C’est grâce au très bon jeu des deux acteurs principaux, et à une intrigue dont le suspens est bien ficelé, que l’on accroche à une histoire assez convenue et prévisible, dont on aurait aimé que Di Stefano développe plus en avant le volet sociocritique, assez léger bien que présent dans le film. Car si ces policiers ont tous de petits jobs à côté, c’est qu’ils gagnent très mal leur vie, et si Franco s’est fait confier peu de missions d’envergure lors de sa carrière, c’est que tous savent qu’il fréquente, du côté de la famille de sa femme, des membres de la Ndrangheta. Ainsi, c’est Cosimo, le cousin de sa femme, qui l’attirera dans un milieu où l’on compte profiter de sa légendaire naïveté et de sa bienveillance – et qui se montre aussi en parfait misogyne lors d’une scène un peu cliché qui implique une Américaine à l’accent italien épouvantable.

Alors que la caméra survole, en début de film, une ville dans des plans englobants, l’on pense évidemment – c’est le cher critique Marc Trappendreher qui me l’a glissé avant même que je ne puisse formuler la référence dans ma tête – à Michael Mann, voire à du Nicolas Weding Refn en un peu moins stylé et plus chaleureux, références qui se confirmeront par la suite.

Car c’est avec la même habileté que Di Stefano tourne la transaction qui tourne mal, la fête de retraite et les scènes sur le lieu du crime, où le réalisateur, grâce à des gros plans et une ville floutée en arrière-fond, avec des taches de lumière qui brouillent la lisibilité, focalise le regard sur l’échange des regards, Amore se doutant qu’il y a d’autres policiers corrompus sur place.

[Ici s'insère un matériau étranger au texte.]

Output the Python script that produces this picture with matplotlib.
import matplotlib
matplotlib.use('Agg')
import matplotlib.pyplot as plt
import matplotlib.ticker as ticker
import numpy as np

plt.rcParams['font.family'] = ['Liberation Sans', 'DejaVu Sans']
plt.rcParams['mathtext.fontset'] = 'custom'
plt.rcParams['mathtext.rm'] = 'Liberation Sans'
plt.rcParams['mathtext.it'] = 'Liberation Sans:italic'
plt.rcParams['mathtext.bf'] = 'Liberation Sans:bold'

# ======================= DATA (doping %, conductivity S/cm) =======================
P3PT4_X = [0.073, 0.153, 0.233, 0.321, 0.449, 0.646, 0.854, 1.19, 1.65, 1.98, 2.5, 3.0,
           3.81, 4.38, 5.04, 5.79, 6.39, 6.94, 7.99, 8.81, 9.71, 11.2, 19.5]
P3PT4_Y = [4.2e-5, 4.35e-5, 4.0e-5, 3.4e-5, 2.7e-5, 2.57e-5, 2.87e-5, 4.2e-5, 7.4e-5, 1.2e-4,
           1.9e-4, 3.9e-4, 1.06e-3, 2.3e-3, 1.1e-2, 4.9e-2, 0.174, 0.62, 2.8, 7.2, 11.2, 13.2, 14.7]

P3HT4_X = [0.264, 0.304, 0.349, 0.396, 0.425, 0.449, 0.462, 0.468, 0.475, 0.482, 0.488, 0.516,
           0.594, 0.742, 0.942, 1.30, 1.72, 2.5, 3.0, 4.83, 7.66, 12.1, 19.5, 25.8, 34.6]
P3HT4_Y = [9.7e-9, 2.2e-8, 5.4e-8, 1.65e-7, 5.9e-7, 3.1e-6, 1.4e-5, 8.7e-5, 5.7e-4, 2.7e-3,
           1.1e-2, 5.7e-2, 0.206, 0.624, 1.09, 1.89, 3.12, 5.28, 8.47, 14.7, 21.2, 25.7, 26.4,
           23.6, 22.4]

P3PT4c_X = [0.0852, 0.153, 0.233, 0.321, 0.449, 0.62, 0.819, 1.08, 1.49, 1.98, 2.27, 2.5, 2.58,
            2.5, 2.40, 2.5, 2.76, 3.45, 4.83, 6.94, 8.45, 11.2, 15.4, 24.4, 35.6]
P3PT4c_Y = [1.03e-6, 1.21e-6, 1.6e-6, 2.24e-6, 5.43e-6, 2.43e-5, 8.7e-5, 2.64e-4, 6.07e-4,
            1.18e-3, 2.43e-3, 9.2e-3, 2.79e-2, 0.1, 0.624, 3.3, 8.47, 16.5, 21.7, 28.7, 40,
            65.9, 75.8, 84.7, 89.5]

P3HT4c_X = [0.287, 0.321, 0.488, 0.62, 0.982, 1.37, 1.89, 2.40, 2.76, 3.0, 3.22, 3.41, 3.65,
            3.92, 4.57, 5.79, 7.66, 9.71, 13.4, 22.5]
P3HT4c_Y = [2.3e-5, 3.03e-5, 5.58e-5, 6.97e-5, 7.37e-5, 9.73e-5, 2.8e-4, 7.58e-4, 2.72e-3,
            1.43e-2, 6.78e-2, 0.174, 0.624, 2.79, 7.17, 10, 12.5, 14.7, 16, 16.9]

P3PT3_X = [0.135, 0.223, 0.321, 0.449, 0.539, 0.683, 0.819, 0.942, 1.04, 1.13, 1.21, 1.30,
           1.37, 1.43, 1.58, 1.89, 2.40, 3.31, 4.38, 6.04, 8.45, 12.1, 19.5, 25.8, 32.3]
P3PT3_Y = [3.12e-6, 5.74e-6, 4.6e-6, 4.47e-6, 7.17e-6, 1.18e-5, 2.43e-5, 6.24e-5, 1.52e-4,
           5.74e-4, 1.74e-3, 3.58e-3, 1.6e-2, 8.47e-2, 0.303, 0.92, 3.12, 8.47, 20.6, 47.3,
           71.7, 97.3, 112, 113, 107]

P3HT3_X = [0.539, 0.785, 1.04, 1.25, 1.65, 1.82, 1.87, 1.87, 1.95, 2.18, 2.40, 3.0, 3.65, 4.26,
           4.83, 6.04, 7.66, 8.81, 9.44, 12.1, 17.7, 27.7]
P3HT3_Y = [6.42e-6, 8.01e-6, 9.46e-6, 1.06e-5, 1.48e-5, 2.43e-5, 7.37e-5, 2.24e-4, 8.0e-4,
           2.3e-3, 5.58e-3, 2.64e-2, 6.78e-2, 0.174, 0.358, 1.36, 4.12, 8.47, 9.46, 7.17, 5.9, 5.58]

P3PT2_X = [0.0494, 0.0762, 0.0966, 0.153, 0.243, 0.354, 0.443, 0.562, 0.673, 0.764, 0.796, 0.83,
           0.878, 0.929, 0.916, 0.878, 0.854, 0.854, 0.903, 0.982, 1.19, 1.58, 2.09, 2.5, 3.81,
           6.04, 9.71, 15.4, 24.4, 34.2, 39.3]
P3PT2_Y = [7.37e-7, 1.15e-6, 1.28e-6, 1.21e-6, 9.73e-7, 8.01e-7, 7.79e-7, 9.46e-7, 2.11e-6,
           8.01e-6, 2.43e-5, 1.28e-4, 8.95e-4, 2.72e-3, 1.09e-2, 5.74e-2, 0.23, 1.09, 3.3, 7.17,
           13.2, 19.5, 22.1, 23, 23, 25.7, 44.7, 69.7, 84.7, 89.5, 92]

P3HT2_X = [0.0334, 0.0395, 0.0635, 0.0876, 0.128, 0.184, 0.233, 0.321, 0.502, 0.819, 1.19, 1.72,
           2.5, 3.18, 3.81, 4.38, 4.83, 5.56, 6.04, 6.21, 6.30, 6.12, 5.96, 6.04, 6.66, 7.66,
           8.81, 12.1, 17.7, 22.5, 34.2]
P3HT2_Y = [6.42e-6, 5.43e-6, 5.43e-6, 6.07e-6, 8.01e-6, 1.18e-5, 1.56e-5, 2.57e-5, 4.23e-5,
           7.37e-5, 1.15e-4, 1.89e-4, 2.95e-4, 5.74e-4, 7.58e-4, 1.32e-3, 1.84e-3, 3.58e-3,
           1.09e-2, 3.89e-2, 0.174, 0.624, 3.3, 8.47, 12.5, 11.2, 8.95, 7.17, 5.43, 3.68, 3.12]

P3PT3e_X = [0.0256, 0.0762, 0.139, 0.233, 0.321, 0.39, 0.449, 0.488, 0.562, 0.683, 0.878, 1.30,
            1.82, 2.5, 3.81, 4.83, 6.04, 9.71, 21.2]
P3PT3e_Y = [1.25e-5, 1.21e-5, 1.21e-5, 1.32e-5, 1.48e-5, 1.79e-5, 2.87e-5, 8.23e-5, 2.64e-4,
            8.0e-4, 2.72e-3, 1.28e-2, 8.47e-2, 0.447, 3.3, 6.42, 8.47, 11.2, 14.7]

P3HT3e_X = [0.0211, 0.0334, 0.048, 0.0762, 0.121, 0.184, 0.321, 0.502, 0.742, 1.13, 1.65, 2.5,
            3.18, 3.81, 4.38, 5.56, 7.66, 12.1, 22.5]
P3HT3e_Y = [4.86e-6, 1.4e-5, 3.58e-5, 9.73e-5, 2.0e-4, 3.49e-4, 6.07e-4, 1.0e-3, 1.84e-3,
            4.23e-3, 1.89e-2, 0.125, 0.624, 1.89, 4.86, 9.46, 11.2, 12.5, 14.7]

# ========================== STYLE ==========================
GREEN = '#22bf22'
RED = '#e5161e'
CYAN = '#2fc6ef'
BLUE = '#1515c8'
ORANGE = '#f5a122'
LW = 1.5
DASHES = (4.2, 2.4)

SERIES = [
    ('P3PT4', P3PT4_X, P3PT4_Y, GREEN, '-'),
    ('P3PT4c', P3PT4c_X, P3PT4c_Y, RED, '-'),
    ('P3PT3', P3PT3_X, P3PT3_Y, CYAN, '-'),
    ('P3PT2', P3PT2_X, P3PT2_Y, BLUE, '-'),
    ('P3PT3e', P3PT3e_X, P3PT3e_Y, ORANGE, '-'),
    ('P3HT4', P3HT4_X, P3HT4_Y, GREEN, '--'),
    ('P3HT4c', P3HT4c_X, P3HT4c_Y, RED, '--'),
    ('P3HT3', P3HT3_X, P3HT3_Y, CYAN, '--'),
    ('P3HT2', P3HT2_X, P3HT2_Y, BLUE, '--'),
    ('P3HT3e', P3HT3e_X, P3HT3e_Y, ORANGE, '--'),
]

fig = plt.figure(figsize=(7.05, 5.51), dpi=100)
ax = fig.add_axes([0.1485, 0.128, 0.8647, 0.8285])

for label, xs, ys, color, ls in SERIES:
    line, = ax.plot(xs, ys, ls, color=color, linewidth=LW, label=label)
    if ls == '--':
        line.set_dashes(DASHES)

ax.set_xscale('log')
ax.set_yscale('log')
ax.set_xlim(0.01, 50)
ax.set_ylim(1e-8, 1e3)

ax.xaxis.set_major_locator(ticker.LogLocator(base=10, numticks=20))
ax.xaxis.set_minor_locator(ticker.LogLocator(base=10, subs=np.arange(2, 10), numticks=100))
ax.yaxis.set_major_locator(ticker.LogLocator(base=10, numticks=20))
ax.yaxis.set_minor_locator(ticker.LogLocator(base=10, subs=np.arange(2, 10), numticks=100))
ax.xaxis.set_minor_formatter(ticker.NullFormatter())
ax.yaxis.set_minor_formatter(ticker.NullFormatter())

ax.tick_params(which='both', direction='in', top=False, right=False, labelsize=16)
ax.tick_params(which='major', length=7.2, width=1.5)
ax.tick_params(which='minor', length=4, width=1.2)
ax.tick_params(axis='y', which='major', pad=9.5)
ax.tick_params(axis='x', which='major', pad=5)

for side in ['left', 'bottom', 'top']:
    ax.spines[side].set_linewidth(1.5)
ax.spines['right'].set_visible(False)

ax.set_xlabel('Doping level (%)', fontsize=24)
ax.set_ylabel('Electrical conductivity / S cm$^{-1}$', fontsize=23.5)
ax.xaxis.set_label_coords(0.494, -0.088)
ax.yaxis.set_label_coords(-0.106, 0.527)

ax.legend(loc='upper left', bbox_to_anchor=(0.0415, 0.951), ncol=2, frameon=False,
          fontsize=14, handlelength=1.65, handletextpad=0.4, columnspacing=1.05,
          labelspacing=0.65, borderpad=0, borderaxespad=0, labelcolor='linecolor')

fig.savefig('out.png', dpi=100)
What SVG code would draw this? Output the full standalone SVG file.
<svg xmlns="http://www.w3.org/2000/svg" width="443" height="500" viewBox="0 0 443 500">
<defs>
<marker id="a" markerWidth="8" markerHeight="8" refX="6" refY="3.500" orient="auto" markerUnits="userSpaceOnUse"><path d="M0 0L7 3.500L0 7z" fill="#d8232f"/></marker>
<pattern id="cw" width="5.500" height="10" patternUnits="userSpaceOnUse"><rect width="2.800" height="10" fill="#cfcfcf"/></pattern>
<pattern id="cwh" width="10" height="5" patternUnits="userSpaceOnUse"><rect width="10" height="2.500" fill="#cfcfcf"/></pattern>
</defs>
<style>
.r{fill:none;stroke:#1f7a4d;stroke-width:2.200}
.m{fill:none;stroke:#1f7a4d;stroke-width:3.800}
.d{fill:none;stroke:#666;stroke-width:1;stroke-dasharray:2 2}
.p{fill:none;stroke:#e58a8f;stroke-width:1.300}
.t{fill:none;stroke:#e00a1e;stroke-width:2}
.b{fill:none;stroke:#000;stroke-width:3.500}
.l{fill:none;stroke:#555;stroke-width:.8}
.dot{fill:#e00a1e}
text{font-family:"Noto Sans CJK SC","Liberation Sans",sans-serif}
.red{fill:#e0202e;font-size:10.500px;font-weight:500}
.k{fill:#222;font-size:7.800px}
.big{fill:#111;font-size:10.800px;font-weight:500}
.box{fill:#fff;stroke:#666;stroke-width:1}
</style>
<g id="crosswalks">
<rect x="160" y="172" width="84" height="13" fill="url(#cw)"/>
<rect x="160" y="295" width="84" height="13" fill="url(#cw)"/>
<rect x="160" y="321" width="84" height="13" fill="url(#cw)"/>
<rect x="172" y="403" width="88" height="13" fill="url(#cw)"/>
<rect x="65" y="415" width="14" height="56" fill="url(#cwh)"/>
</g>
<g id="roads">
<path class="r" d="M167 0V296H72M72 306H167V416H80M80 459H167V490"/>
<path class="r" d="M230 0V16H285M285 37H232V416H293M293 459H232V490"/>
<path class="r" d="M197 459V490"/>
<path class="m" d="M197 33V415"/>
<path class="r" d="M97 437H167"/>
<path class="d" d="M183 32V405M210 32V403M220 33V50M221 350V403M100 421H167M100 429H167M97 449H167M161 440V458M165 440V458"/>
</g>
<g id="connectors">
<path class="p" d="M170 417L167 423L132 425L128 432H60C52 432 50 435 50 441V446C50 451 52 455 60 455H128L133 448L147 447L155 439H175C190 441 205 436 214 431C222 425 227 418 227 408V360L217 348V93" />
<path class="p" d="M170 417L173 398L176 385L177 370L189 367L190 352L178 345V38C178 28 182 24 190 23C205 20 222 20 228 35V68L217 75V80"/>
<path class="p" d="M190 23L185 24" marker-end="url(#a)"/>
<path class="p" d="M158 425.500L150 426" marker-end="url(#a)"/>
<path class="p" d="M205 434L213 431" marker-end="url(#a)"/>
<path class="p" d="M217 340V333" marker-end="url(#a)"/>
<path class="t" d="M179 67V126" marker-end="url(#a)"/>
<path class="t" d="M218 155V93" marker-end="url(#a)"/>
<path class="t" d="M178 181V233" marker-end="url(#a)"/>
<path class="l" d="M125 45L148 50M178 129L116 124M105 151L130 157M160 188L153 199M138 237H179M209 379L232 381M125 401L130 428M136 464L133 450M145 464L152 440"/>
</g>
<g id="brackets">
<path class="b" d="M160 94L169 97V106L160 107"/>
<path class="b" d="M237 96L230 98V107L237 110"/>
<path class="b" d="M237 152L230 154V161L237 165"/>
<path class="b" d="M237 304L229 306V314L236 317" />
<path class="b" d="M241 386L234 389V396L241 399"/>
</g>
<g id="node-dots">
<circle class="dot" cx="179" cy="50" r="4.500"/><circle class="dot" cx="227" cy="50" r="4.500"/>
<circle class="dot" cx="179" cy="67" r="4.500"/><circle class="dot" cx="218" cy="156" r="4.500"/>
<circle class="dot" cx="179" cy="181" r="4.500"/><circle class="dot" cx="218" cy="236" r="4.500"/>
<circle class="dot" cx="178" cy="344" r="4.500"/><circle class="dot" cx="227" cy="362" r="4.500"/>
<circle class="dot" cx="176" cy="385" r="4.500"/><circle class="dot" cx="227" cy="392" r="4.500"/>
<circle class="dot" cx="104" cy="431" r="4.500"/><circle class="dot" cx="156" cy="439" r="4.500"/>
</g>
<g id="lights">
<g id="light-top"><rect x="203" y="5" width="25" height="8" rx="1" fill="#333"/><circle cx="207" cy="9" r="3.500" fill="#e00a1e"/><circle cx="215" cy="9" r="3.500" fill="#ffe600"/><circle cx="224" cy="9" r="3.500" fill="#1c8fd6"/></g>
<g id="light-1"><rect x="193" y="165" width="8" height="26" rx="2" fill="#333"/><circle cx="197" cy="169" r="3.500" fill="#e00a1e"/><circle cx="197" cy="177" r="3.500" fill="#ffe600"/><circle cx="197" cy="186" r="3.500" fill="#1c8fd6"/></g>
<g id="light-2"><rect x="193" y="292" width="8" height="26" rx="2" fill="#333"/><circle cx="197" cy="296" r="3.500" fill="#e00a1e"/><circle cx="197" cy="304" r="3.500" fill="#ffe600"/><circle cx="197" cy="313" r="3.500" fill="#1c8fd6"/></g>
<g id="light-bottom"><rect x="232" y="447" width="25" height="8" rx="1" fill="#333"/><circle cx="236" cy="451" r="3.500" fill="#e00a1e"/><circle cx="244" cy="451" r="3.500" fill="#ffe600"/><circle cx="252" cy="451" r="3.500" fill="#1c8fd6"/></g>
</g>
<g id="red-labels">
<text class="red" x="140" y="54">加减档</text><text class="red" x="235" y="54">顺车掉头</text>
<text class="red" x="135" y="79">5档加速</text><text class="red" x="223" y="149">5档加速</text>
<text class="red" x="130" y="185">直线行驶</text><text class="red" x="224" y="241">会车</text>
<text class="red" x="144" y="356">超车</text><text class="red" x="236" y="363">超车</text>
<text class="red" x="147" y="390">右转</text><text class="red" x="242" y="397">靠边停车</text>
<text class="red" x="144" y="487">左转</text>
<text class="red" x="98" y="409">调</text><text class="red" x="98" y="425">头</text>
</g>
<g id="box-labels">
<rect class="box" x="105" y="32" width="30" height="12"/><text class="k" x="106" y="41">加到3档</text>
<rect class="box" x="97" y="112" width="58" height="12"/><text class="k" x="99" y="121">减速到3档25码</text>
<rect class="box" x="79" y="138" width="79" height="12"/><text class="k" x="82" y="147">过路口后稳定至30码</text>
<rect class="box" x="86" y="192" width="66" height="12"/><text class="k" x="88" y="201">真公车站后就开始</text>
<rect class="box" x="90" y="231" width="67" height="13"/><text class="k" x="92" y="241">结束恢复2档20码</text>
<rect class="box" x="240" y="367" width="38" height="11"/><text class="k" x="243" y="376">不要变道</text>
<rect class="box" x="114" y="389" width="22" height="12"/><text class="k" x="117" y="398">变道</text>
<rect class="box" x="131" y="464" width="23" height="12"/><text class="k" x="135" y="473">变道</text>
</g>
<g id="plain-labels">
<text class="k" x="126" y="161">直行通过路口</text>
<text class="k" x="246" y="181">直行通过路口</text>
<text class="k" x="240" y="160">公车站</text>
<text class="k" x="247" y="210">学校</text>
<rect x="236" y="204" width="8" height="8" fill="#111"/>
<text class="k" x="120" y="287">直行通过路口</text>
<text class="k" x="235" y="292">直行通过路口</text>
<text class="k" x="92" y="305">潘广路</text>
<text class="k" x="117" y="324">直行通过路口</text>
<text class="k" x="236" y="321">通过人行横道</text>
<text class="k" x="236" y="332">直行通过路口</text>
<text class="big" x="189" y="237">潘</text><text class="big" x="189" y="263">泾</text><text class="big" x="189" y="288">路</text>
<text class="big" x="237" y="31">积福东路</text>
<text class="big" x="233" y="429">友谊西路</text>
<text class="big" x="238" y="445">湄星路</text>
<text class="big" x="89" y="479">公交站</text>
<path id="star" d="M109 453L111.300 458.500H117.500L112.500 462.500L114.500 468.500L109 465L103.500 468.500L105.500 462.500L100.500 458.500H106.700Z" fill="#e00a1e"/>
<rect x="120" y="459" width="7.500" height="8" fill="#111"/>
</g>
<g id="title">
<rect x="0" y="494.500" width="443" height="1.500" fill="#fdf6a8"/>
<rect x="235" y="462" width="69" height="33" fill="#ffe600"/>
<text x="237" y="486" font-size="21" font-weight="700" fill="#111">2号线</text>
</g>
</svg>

Même s’il ne bouleverse ni par la forme – la réalisation, très maîtrisée, s’inspire pas mal d’autres films du genre – ni par son histoire – là encore, on a certaines impressions de déjà-vu –, „L’ultima notte di Amore“ est un thriller captivant qui, au-delà de confirmer tout le bien qu’on pensait de Pierfrancesco Favino, nous aura fait découvrir les talents de Linda Caridi.